### Work to do:
Omit the pictures and output exactly the lines from the start of the entries through the line containing "fig = go.Figure()".
============================================================
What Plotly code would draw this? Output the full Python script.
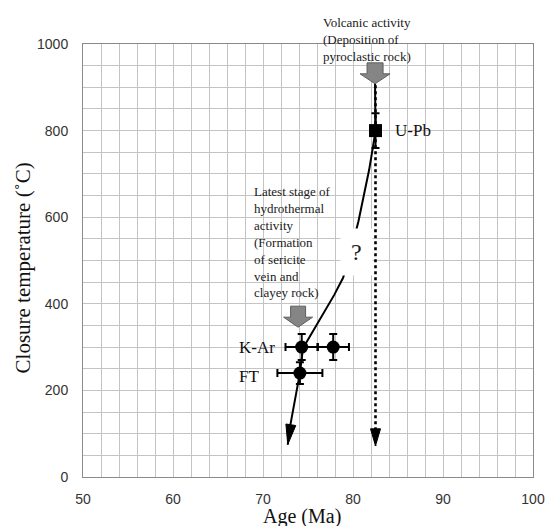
import math
import plotly.graph_objects as go

# ---------------- data ----------------
kar_age = [74.3, 77.8]
kar_temp = [300, 300]
kar_age_err = [1.8, 1.75]
kar_temp_err = [30, 30]

ft_age = [74.1]
ft_temp = [240]
ft_age_err = [2.5]
ft_temp_err = [25]

upb_age = [82.5]
upb_temp = [800]
upb_age_err = [0.3]
upb_temp_err = [40]

curve_age = [82.45, 82.5, 82.2, 81.8, 81.2, 80.6, 79.8, 78.9, 77.9, 76.9, 75.8, 74.8, 74.4, 74.1, 73.7, 73.3, 72.95, 72.75]
curve_temp = [908, 800, 760, 710, 650, 590, 525, 460, 420, 385, 345, 310, 290, 240, 195, 150, 110, 75]

dotted_age = [82.5, 82.5]
dotted_temp = [905, 72]

volcanic_arrow = (82.45, 908)      # tip of grey arrow (age, temp)
hydro_arrow = (73.9, 346)

x_ticks = [50, 60, 70, 80, 90, 100]
y_ticks = [0, 200, 400, 600, 800, 1000]

# ---------------- layout geometry ----------------
W, H = 557, 526
ML, MR, MT, MB = 83, 13, 44, 49
PW, PH = W - ML - MR, H - MT - MB
SX = PW / 50.0
SY = PH / 1000.0

def px_to_paper(px, py):
    return (px - ML) / PW, ((H - MB) - py) / PH

SERIF = "Liberation Serif, Times New Roman, serif"
SANS = "Liberation Sans, Arial, sans-serif"

fig = go.Figure()

fig.add_trace(go.Scatter(x=curve_age, y=curve_temp, mode="lines",
                         line=dict(color="black", width=2), hoverinfo="skip", showlegend=False))
fig.add_trace(go.Scatter(x=dotted_age, y=dotted_temp, mode="lines",
                         line=dict(color="black", width=2.6, dash="dot"), hoverinfo="skip", showlegend=False))

def pts(ax, ay, ex, ey, sym, size):
    fig.add_trace(go.Scatter(
        x=ax, y=ay, mode="markers",
        marker=dict(symbol=sym, size=size, color="black"),
        error_x=dict(type="data", array=ex, color="black", thickness=2, width=4),
        error_y=dict(type="data", array=ey, color="black", thickness=2, width=4),
        showlegend=False))

pts(kar_age, kar_temp, kar_age_err, kar_temp_err, "circle", 13)
pts(ft_age, ft_temp, ft_age_err, ft_temp_err, "circle", 13)
pts(upb_age, upb_temp, upb_age_err, upb_temp_err, "square", 13)

shapes = []

def arrowhead(tip, prev, L, w):
    dx = (tip[0] - prev[0]) * SX
    dy = (tip[1] - prev[1]) * SY
    n = math.hypot(dx, dy)
    ux, uy = dx / n, dy / n
    px, py = -uy, ux
    bx, by = -ux * L, -uy * L
    p1 = (bx + px * w / 2, by + py * w / 2)
    p2 = (bx - px * w / 2, by - py * w / 2)
    path = f"M0,0 L{p1[0]:.2f},{p1[1]:.2f} L{p2[0]:.2f},{p2[1]:.2f} Z"
    shapes.append(dict(type="path", xref="x", yref="y", xsizemode="pixel", ysizemode="pixel",
                       xanchor=tip[0], yanchor=tip[1], path=path,
                       fillcolor="black", line=dict(color="black", width=1)))

arrowhead((curve_age[-1], curve_temp[-1]), (curve_age[-3], curve_temp[-3]), 20, 10)
arrowhead((dotted_age[-1], dotted_temp[-1]), (dotted_age[0], dotted_temp[0]), 17, 10)

def grey_arrow(tip, shaft_w=16, shaft_h=11, head_w=30, head_h=10):
    hw, sw = head_w / 2, shaft_w / 2
    path = (f"M0,0 L{hw},{head_h} L{sw},{head_h} L{sw},{head_h+shaft_h} "
            f"L{-sw},{head_h+shaft_h} L{-sw},{head_h} L{-hw},{head_h} Z")
    shapes.append(dict(type="path", xref="x", yref="y", xsizemode="pixel", ysizemode="pixel",
                       xanchor=tip[0], yanchor=tip[1], path=path,
                       fillcolor="#858585", line=dict(color="#5e5e5e", width=1)))

grey_arrow(volcanic_arrow)
grey_arrow(hydro_arrow, shaft_w=15, head_w=29)

vx, vy = px_to_paper(327, 39)
ax_, ay_ = px_to_paper(307, 516)
yx, yy = px_to_paper(22, 268)

annotations = [
    dict(x=vx, y=vy, xref="paper", yref="paper", xanchor="left", yanchor="middle", align="left",
         text="Volcanic activity<br>(Deposition of<br>pyroclastic rock)", showarrow=False,
         font=dict(family=SERIF, size=13, color="#1a1a1a")),
    dict(x=68.8, y=543, xref="x", yref="y", xanchor="left", yanchor="middle", align="left",
         text="Latest stage of<br>hydrothermal<br>activity<br>(Formation<br>of sericite<br>vein and<br>clayey rock)",
         showarrow=False, font=dict(family=SERIF, size=13, color="#1a1a1a")),
    dict(x=80.4, y=520, xref="x", yref="y", text="?", showarrow=False, bgcolor="white",
         borderpad=10, font=dict(family=SERIF, size=24, color="#1a1a1a")),
    dict(x=84.4, y=800, xref="x", yref="y", xanchor="left", yanchor="middle", text="U-Pb",
         showarrow=False, font=dict(family=SERIF, size=17, color="#111")),
    dict(x=71.6, y=300, xref="x", yref="y", xanchor="right", yanchor="middle", text="K-Ar",
         showarrow=False, font=dict(family=SERIF, size=17, color="#111")),
    dict(x=69.8, y=232, xref="x", yref="y", xanchor="right", yanchor="middle", text="FT",
         showarrow=False, font=dict(family=SERIF, size=17, color="#111")),
    dict(x=ax_, y=ay_, xref="paper", yref="paper",
         xanchor="center", yanchor="middle", text="Age (Ma)", showarrow=False,
         font=dict(family=SERIF, size=20, color="#111")),
    dict(x=yx, y=yy, xref="paper", yref="paper",
         xanchor="center", yanchor="middle", text="Closure temperature (˚C)", textangle=-90,
         showarrow=False, font=dict(family=SERIF, size=21, color="#111")),
]

grid = "#c4c4c4"
fig.update_layout(
    width=W, height=H,
    margin=dict(l=ML, r=MR, t=MT, b=MB, pad=0),
    paper_bgcolor="white", plot_bgcolor="white",
    shapes=shapes, annotations=annotations,
    xaxis=dict(range=[50, 100], tickvals=x_ticks, ticktext=[str(v) for v in x_ticks],
               showgrid=True, gridcolor=grid, gridwidth=1,
               minor=dict(dtick=2, showgrid=True, gridcolor=grid, gridwidth=1),
               showline=True, linecolor="#8a8a8a", linewidth=1, mirror=True,
               ticks="", ticklabelstandoff=9, zeroline=False,
               tickfont=dict(family=SANS, size=14, color="#333")),
    yaxis=dict(range=[0, 1000], tickvals=y_ticks, ticktext=[str(v) for v in y_ticks],
               showgrid=True, gridcolor=grid, gridwidth=1,
               minor=dict(dtick=50, showgrid=True, gridcolor=grid, gridwidth=1),
               showline=True, linecolor="#8a8a8a", linewidth=1, mirror=True,
               ticks="", ticklabelstandoff=11, zeroline=False,
               tickfont=dict(family=SANS, size=14, color="#333")),
)

fig.write_html("out.html")
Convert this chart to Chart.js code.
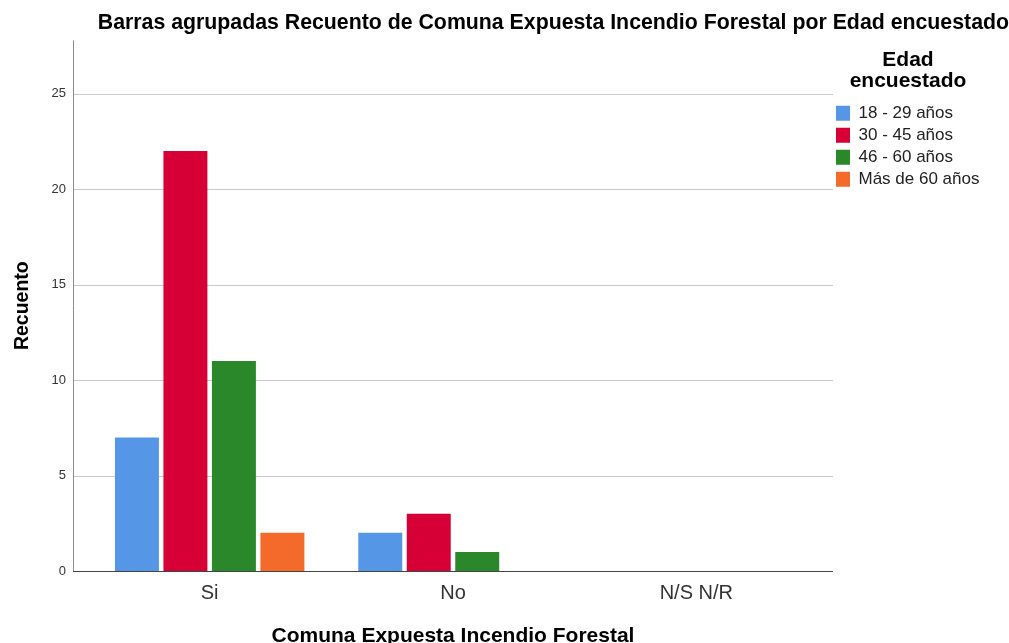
<!DOCTYPE html>
<html>
<head>
<meta charset="utf-8">
<script src="https://cdn.jsdelivr.net/npm/chart.js@4/dist/chart.umd.min.js"></script>
<style>
  html, body { margin: 0; padding: 0; background: #ffffff; }
  #wrap { width: 1009px; height: 643px; }
</style>
</head>
<body>
<div id="wrap"><canvas id="c" width="1009" height="643"></canvas></div>
<script>
// ---- data ----
const categories = ['Si', 'No', 'N/S N/R'];
const seriesLabels = ['18 - 29 años', '30 - 45 años', '46 - 60 años', 'Más de 60 años'];
const edad18a29 = [7, 2, 0];
const edad30a45 = [22, 3, 0];
const edad46a60 = [11, 1, 0];
const edadMas60 = [2, 0, 0];
const seriesColors = ['#5597E6', '#D60036', '#2A872A', '#F36A2A'];
const chartTitle = 'Barras agrupadas Recuento de Comuna Expuesta Incendio Forestal por Edad encuestado';
const xTitle = 'Comuna Expuesta Incendio Forestal';
const yTitle = 'Recuento';
const legendTitle = ['Edad', 'encuestado'];
const yMax = 27.8;
const yStep = 5;

const seriesValues = [edad18a29, edad30a45, edad46a60, edadMas60];

Chart.defaults.font.family = "'Liberation Sans', Arial, sans-serif";

const EXT = 15; // axis extension beyond category band

const framePlugin = {
  id: 'frame',
  beforeLayout(chart) {
    const lg = chart.legend;
    if (lg && !lg._patched) {
      const f = lg.fit;
      lg.fit = function () { f.call(this); this.width = 191; };
      lg._patched = true;
    }
  },
  afterLayout(chart) {
    const lg = chart.legend;
    if (lg) {
      lg.left = chart.chartArea.right + 13;
      lg.width = 154;
      lg.right = lg.left + lg.width;
      lg.top = chart.chartArea.top;
    }
  },
  beforeDatasetsDraw(chart) {
    const ctx = chart.ctx;
    const a = chart.chartArea;
    const ys = chart.scales.y;
    const L = a.left - EXT, R = a.right + EXT;
    ctx.save();
    ctx.lineWidth = 1;
    ctx.strokeStyle = '#c8c8c8';
    ys.ticks.forEach(t => {
      if (t.value === 0) return;
      const py = Math.round(ys.getPixelForValue(t.value)) + 0.5;
      ctx.beginPath(); ctx.moveTo(L, py); ctx.lineTo(R, py); ctx.stroke();
    });
    ctx.strokeStyle = '#8a8a8a';
    ctx.beginPath(); ctx.moveTo(L + 0.5, a.top); ctx.lineTo(L + 0.5, a.bottom); ctx.stroke();
    ctx.restore();
  },
  afterDatasetsDraw(chart) {
    const ctx = chart.ctx;
    const a = chart.chartArea;
    const L = a.left - EXT, R = a.right + EXT;
    ctx.save();
    ctx.lineWidth = 1;
    ctx.strokeStyle = '#444444';
    const py = Math.round(chart.scales.y.getPixelForValue(0)) + 0.5;
    ctx.beginPath(); ctx.moveTo(L, py); ctx.lineTo(R, py); ctx.stroke();
    ctx.restore();
  }
};

new Chart(document.getElementById('c'), {
  type: 'bar',
  data: {
    labels: categories,
    datasets: seriesLabels.map((lab, i) => ({
      label: lab,
      data: seriesValues[i],
      backgroundColor: seriesColors[i],
      borderWidth: 0,
      barPercentage: 0.907,
      categoryPercentage: 0.797
    }))
  },
  options: {
    responsive: false,
    animation: false,
    devicePixelRatio: 1,
    layout: { padding: 0 },
    plugins: {
      tooltip: { enabled: false },
      title: {
        display: true,
        text: chartTitle,
        align: 'end',
        color: '#000',
        font: { size: 21.3, weight: 'bold' },
        padding: { top: 10, bottom: 4.8 }
      },
      legend: {
        display: true,
        position: 'right',
        align: 'start',
        fullSize: false,
        title: {
          display: true,
          text: legendTitle,
          color: '#000',
          font: { size: 21, weight: 'bold', lineHeight: 1 },
          padding: { top: 9.5, bottom: 29 }
        },
        labels: {
          boxWidth: 14,
          boxHeight: 15,
          padding: 5,
          color: '#222',
          font: { size: 17 }
        }
      }
    },
    scales: {
      x: {
        offset: true,
        grid: { display: false, drawTicks: false },
        border: { display: false },
        ticks: { color: '#333', font: { size: 20 }, padding: 10 },
        title: {
          display: true,
          text: xTitle,
          color: '#000',
          font: { size: 21, weight: 'bold' },
          padding: { top: 0, bottom: -6 }
        },
        afterFit(s) { s.height = 72; }
      },
      y: {
        min: 0,
        max: yMax,
        grid: { display: false, drawTicks: false },
        border: { display: false },
        ticks: { stepSize: yStep, includeBounds: false, color: '#333', font: { size: 13 }, padding: 22 },
        title: {
          display: true,
          text: yTitle,
          color: '#000',
          font: { size: 19.5, weight: 'bold' },
          padding: { top: 10.5, bottom: 0 }
        },
        afterFit(s) { s.width = 88; }
      }
    }
  },
  plugins: [framePlugin]
});
</script>
</body>
</html>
============================================================
### The output:
What Plotly code would draw this? Output the full Python script.
import math
import plotly.graph_objects as go

# ---------------- data ----------------
kar_age = [74.3, 77.8]
kar_temp = [300, 300]
kar_age_err = [1.8, 1.75]
kar_temp_err = [30, 30]

ft_age = [74.1]
ft_temp = [240]
ft_age_err = [2.5]
ft_temp_err = [25]

upb_age = [82.5]
upb_temp = [800]
upb_age_err = [0.3]
upb_temp_err = [40]

curve_age = [82.45, 82.5, 82.2, 81.8, 81.2, 80.6, 79.8, 78.9, 77.9, 76.9, 75.8, 74.8, 74.4, 74.1, 73.7, 73.3, 72.95, 72.75]
curve_temp = [908, 800, 760, 710, 650, 590, 525, 460, 420, 385, 345, 310, 290, 240, 195, 150, 110, 75]

dotted_age = [82.5, 82.5]
dotted_temp = [905, 72]

volcanic_arrow = (82.45, 908)      # tip of grey arrow (age, temp)
hydro_arrow = (73.9, 346)

x_ticks = [50, 60, 70, 80, 90, 100]
y_ticks = [0, 200, 400, 600, 800, 1000]

# ---------------- layout geometry ----------------
W, H = 557, 526
ML, MR, MT, MB = 83, 13, 44, 49
PW, PH = W - ML - MR, H - MT - MB
SX = PW / 50.0
SY = PH / 1000.0

def px_to_paper(px, py):
    return (px - ML) / PW, ((H - MB) - py) / PH

SERIF = "Liberation Serif, Times New Roman, serif"
SANS = "Liberation Sans, Arial, sans-serif"

fig = go.Figure()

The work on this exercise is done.